▶ **Aim of the exercise**
Repeat the full listing below verbatim and keep the images out.
[Begin Data]
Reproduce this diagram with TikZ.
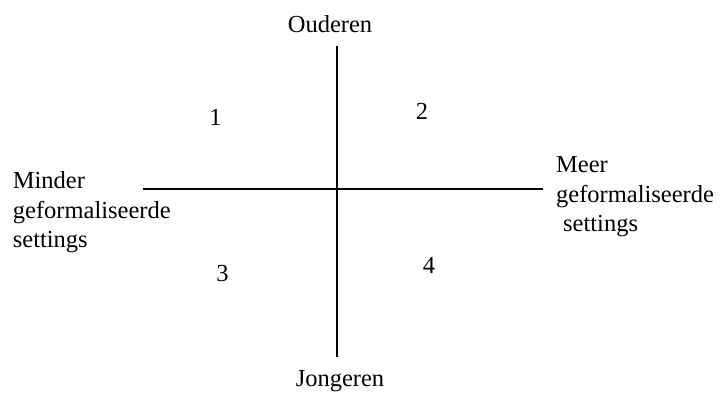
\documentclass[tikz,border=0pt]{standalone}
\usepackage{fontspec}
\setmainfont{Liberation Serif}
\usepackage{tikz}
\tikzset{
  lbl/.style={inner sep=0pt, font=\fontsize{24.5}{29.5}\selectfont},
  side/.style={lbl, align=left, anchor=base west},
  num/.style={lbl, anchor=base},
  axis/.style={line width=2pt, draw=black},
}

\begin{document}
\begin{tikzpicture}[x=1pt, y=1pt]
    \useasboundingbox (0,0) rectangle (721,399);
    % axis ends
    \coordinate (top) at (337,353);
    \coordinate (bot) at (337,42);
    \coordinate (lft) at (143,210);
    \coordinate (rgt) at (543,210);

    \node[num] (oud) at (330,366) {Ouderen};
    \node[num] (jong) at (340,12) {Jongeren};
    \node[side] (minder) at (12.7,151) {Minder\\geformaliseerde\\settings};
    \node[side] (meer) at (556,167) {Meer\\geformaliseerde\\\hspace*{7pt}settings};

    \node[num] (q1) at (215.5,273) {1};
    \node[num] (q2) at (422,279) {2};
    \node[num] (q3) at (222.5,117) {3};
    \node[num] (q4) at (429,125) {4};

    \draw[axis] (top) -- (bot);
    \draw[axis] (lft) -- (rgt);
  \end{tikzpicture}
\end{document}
[End Data]
▶ **Expected answer**
Reproduce this diagram with TikZ.
\documentclass[tikz,border=0pt]{standalone}
\usepackage{fontspec}
\setmainfont{Liberation Serif}
\usepackage{tikz}
\tikzset{
  lbl/.style={inner sep=0pt, font=\fontsize{24.5}{29.5}\selectfont},
  side/.style={lbl, align=left, anchor=base west},
  num/.style={lbl, anchor=base},
  axis/.style={line width=2pt, draw=black},
}

\begin{document}
\begin{tikzpicture}[x=1pt, y=1pt]
    \useasboundingbox (0,0) rectangle (721,399);
    % axis ends
    \coordinate (top) at (337,353);
    \coordinate (bot) at (337,42);
    \coordinate (lft) at (143,210);
    \coordinate (rgt) at (543,210);

    \node[num] (oud) at (330,366) {Ouderen};
    \node[num] (jong) at (340,12) {Jongeren};
    \node[side] (minder) at (12.7,151) {Minder\\geformaliseerde\\settings};
    \node[side] (meer) at (556,167) {Meer\\geformaliseerde\\\hspace*{7pt}settings};

    \node[num] (q1) at (215.5,273) {1};
    \node[num] (q2) at (422,279) {2};
    \node[num] (q3) at (222.5,117) {3};
    \node[num] (q4) at (429,125) {4};

    \draw[axis] (top) -- (bot);
    \draw[axis] (lft) -- (rgt);
  \end{tikzpicture}
\end{document}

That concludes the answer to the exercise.